Sugli aspetti legati al conflitto con le attività produttive, sorprende invece come le posizioni dei rappresentanti del mondo produttivo (lavoratori e alcune associazioni di categoria) mostrino una singolare coincidenza con quelle delle grandi compagnie che nei sette anni dal decreto Clini-Passera, hanno continuato bellamente a utilizzare il bacino di San Marco e nulla hanno fatto, pur avendone la possibilità, per risolvere il problema, e con i fautori della chiusura della laguna (perché di questo si tratta) a ogni attività produttiva e industriale.

Le motivazioni portate alla contrarietà della soluzione Marghera riguarda l’uso delle aree per attività non direttamente industriali (viene detto impropriamente ad uso turistico, ma si tratta di un uso portuale); e i conflitti di traffico che si potrebbero generare nell’uso del canale dei Petroli.

Per quanto riguarda le aree, Porto Marghera è estesa per circa 2000 ettari, molti dei quali inutilizzati o sottoutilizzati, la nuova Stazione marittima occuperebbe circa 20 ettari di aree da molto tempo abbandonate: è evidente che la loro nuova destinazione non inciderebbe in alcuna misura nella re industrializzazione del polo industriale.

Se parliamo di aree, mi domando perché i centodieci ettari non utilizzati che da anni Enichem propone di dare al Comune assieme a 38 milioni di euro per le bonifiche e di cui più nessuno parla, non siano diventati oggetto di una bella rivendicazione da parte delle forze produttive di Marghera.

Ma questa è un’altra storia.

Per quanto riguarda i conflitti di traffico nel canale dei petroli, esistono non solo studi allegati al progetto Marghera che indicano come possano essere facilmente superati, ma anche studi di soggetti terzi (le agenzie portuali) che giungono alla stessa conclusione.

Anche qui comunque va detto che solo un esame approfondito nelle sedi opportune e con competenze tecniche adeguate, potrebbe dare una risposta fondata in base alla quale prendere una decisione sull’opportunità o meno di realizzare la nuova Stazione Marittima a Marghera.
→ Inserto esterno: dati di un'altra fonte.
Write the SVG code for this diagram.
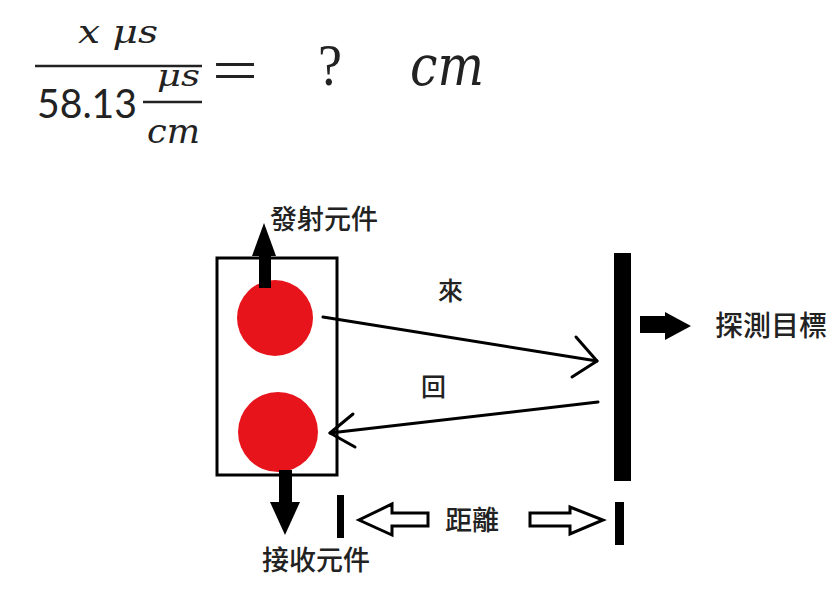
<svg xmlns="http://www.w3.org/2000/svg" width="832" height="592" viewBox="0 0 832 592">
<defs>
<style>
.math{font-family:"DejaVu Serif","Liberation Serif",serif;font-style:italic;fill:#222}
.up{font-family:"Liberation Serif","DejaVu Serif",serif;fill:#222}
.num{font-family:Lato,"Liberation Sans",sans-serif;fill:#222}
.cjk{font-family:"Noto Sans CJK TC","Noto Sans CJK SC",sans-serif;font-weight:500;fill:#222}
.thin{stroke:#000;stroke-width:3;fill:none;stroke-linecap:round;stroke-linejoin:round}
.hollow{stroke:#000;stroke-width:3;fill:#fff;stroke-linejoin:miter}
</style>
</defs>
<rect width="832" height="592" fill="#fff"/>
<g id="formula">
<text class="math" x="118" y="43" font-size="32" text-anchor="middle" textLength="80" lengthAdjust="spacingAndGlyphs">x μs</text>
<line x1="35" y1="66" x2="202" y2="66" stroke="#222" stroke-width="2.5"/>
<text class="num" x="37" y="118" font-size="41" textLength="100" lengthAdjust="spacingAndGlyphs">58.13</text>
<text class="math" x="157" y="86" font-size="30" textLength="43" lengthAdjust="spacingAndGlyphs">μs</text>
<line x1="143" y1="102" x2="202" y2="102" stroke="#222" stroke-width="2.5"/>
<text class="math" x="147" y="143" font-size="34" textLength="53" lengthAdjust="spacingAndGlyphs">cm</text>
<text class="up" x="212" y="91" font-size="62" textLength="46" lengthAdjust="spacingAndGlyphs">=</text>
<text class="up" x="318" y="85" font-size="60" textLength="24" lengthAdjust="spacingAndGlyphs">?</text>
<text class="math" x="410" y="85" font-size="56" textLength="74" lengthAdjust="spacingAndGlyphs">cm</text>
</g>
<g id="sensor">
<rect x="217" y="258" width="120" height="217" fill="#fff" stroke="#000" stroke-width="3"/>
</g>
<g id="emitter">
<circle cx="275" cy="318" r="38" fill="#e8141c"/>
<rect x="259" y="252" width="12" height="36" fill="#000"/>
<polygon points="252,256 276,256 264,223" fill="#000"/>
<text class="cjk" x="270" y="229" font-size="27">發射元件</text>
</g>
<g id="receiver">
<circle cx="278" cy="432" r="40" fill="#e8141c"/>
<rect x="279" y="470" width="13" height="33" fill="#000"/>
<polygon points="270,502 300,502 285,535" fill="#000"/>
<text class="cjk" x="262" y="570" font-size="27">接收元件</text>
</g>
<g id="target">
<rect x="614" y="253" width="17" height="228" fill="#000"/>
<rect x="640" y="316" width="26" height="17" fill="#000"/>
<polygon points="665,312 665,340 691,326" fill="#000"/>
<text class="cjk" x="715" y="336" font-size="28">探測目標</text>
</g>
<g id="distance">
<rect x="337" y="495" width="7" height="43" fill="#000"/>
<rect x="615" y="502" width="9" height="43" fill="#000"/>
<polygon class="hollow" points="428,513 392,513 392,504 359,520 392,535 392,526 428,526"/>
<polygon class="hollow" points="530,513 570,513 570,507 603,520 570,534 570,526 530,526"/>
<text class="cjk" x="445" y="530" font-size="27">距離</text>
</g>
<g id="connectors">
<line class="thin" x1="323" y1="317" x2="597" y2="361"/>
<polyline class="thin" points="576,337 597,361 572,377"/>
<line class="thin" x1="598" y1="402" x2="330" y2="433"/>
<polyline class="thin" points="353,414 330,433 355,447"/>
<text class="cjk" x="438" y="300" font-size="25">來</text>
<text class="cjk" x="421" y="396" font-size="25">回</text>
</g>
</svg>
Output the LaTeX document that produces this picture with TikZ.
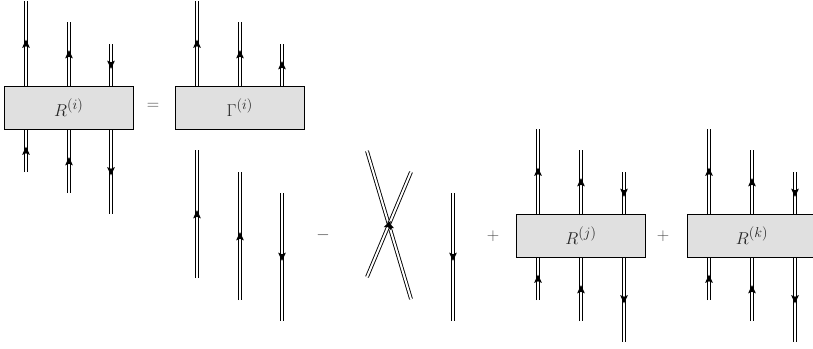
\documentclass[tikz,border=0pt]{standalone}
\usepackage{amsmath}
\usetikzlibrary{decorations.markings}
\tikzset{
  x=1bp,y=-1bp,
  wire/.style={draw=black,line width=0.9bp,double=white,double distance=2bp,
    postaction={decorate,decoration={markings,mark=at position .5 with {\fill[black] (4,0) -- (-4.4,3.9) -- (-2.8,0) -- (-4.4,-3.9) -- cycle;}}}},
  box/.style={draw=black,line width=0.9bp,fill=black!12,minimum width=128.5bp,minimum height=43bp,inner sep=0pt,font=\fontsize{19}{22}\selectfont,text=black!85},
  sign/.style={inner sep=0pt,font=\fontsize{19}{22}\selectfont,text=black!70},
}
\newcommand{\wireset}[7]{%
  % #1 prefix, #2 x1, #3 x2, #4 x3, #5 box top, #6 box bottom, #7 third-top direction sign
  \coordinate (#1ta) at (#2,#5-85);
  \coordinate (#1tb) at (#3,#5-64);
  \coordinate (#1tc) at (#4,#5-42);
  \coordinate (#1ua) at (#2,#5);
  \coordinate (#1ub) at (#3,#5);
  \coordinate (#1uc) at (#4,#5);
  \coordinate (#1la) at (#2,#6);
  \coordinate (#1lb) at (#3,#6);
  \coordinate (#1lc) at (#4,#6);
  \coordinate (#1ba) at (#2,#6+43);
  \coordinate (#1bb) at (#3,#6+64);
  \coordinate (#1bc) at (#4,#6+85);
  \draw[wire] (#1ua) -- (#1ta);
  \draw[wire] (#1ub) -- (#1tb);
  \ifnum#7=1 \draw[wire] (#1uc) -- (#1tc); \else \draw[wire] (#1tc) -- (#1uc); \fi
}
\newcommand{\lowerwires}[1]{%
  \draw[wire] (#1ba) -- (#1la);
  \draw[wire] (#1bb) -- (#1lb);
  \draw[wire] (#1lc) -- (#1bc);
}
\begin{document}
\begin{tikzpicture}
\useasboundingbox (0,0) rectangle (813,348);
% R^(i)
\wireset{a}{26}{69}{111}{86}{129}{0}
\lowerwires{a}
\node[box] (A) at (68.8,107.5) {$R^{(i)}$};
\node[sign] (eq) at (153,106) {$=$};
% Gamma^(i)
\wireset{b}{197}{240}{282}{86}{129}{1}
\node[box] (B) at (239.8,107.5) {$\Gamma^{(i)}$};
% bare lines
\coordinate (c1t) at (197,150); \coordinate (c1b) at (197,278);
\coordinate (c2t) at (240,172); \coordinate (c2b) at (240,300);
\coordinate (c3t) at (282,193); \coordinate (c3b) at (282,321);
\draw[wire] (c1b) -- (c1t);
\draw[wire] (c2b) -- (c2t);
\draw[wire] (c3t) -- (c3b);
\node[sign] (minus) at (323,235) {$-$};
% crossing
\coordinate (x1t) at (367,151); \coordinate (x1b) at (411,299);
\coordinate (x2t) at (411,172); \coordinate (x2b) at (367,277);
\draw[wire] (x1b) -- (x1t);
\draw[wire] (x2b) -- (x2t);
\coordinate (d1t) at (453,193); \coordinate (d1b) at (453,321);
\draw[wire] (d1t) -- (d1b);
\node[sign] (p1) at (493,236) {$+$};
% R^(j)
\wireset{e}{538}{581}{624}{214}{257}{0}
\lowerwires{e}
\node[box] (E) at (581,235.5) {$R^{(j)}$};
\node[sign] (p2) at (663,236) {$+$};
% R^(k)
\wireset{f}{709}{752}{795}{214}{257}{0}
\lowerwires{f}
\node[box] (F) at (752,235.5) {$R^{(k)}$};
\end{tikzpicture}
\end{document}
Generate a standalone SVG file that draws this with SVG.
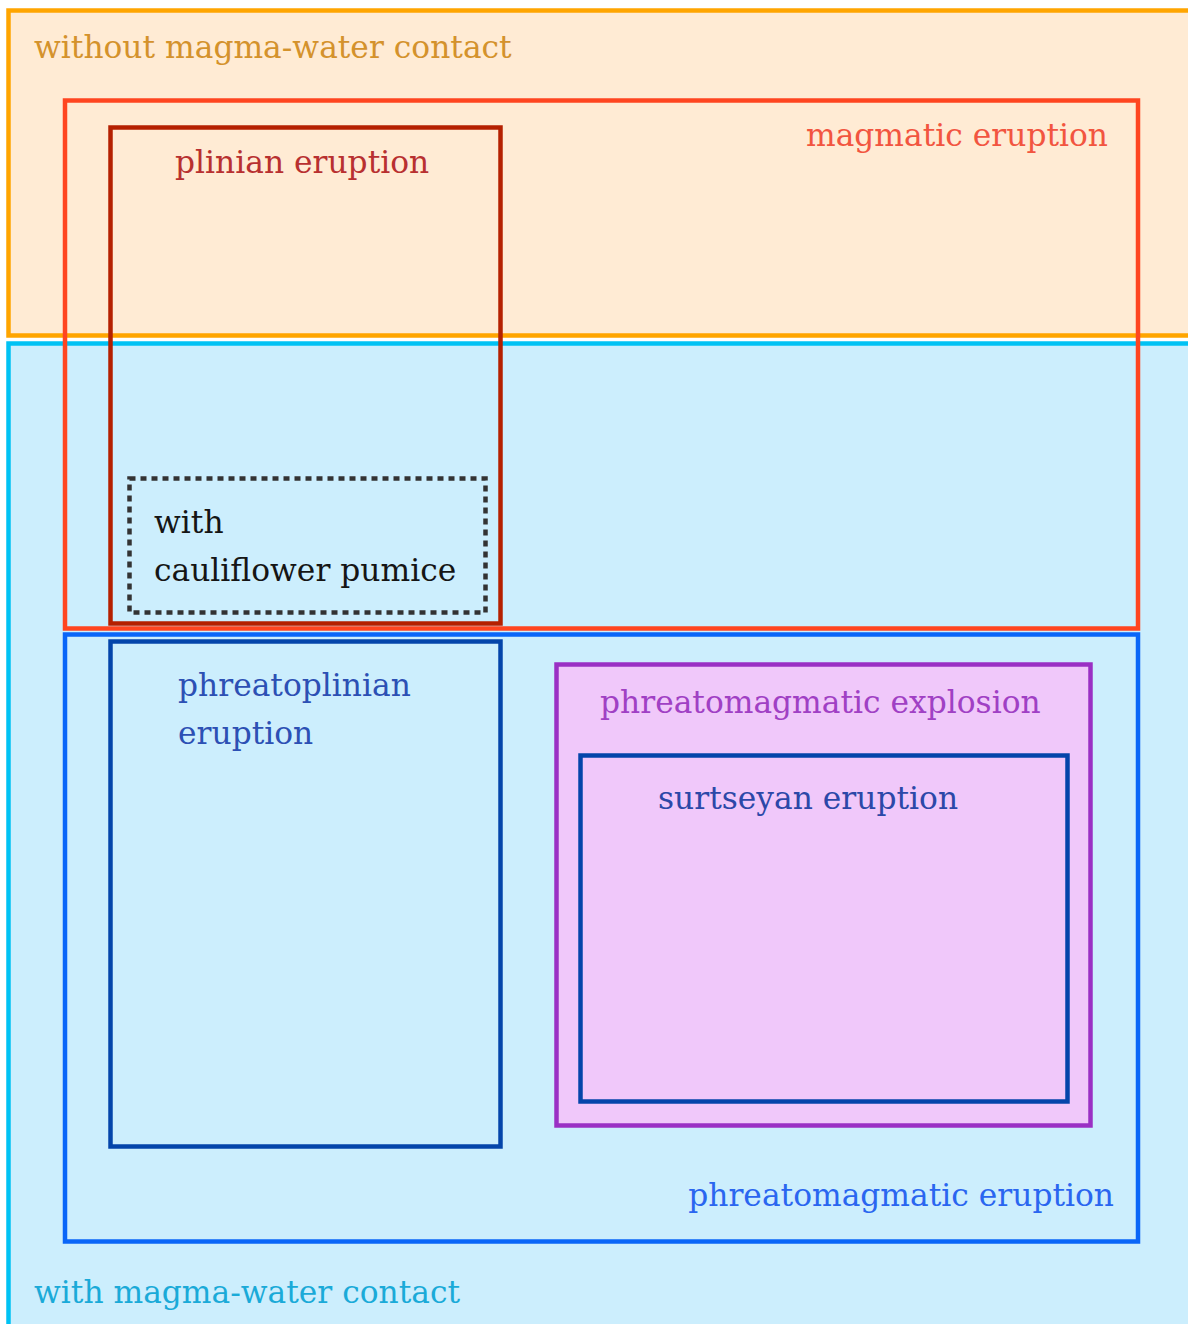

Sembra di capire che il Governo abbia finalmente intenzione di prendere una decisione.

Il fuoco di sbarramento che è partito con particolare intensità da parti che dovrebbero avere interessi contrapposti serve solo a impedire tale decisione e a prolungare la permanenza dei danni in corso e di quelli possibili.

L’unica soluzione per mantenere le attività legate alla croceristica turistica è davanti agli occhi di tutti ed è concretizzata in un progetto da anni depositato presso gli organismi competenti.

Lo si esamini nel modo più approfondito e meticoloso possibile e, se si ritiene che i danni superino i vantaggi, lo si accantoni, si mandino le navi altrove e si proceda senz’altro con coerenza a un grande programma di chiusura della laguna e di dismissione di Porto Marghera.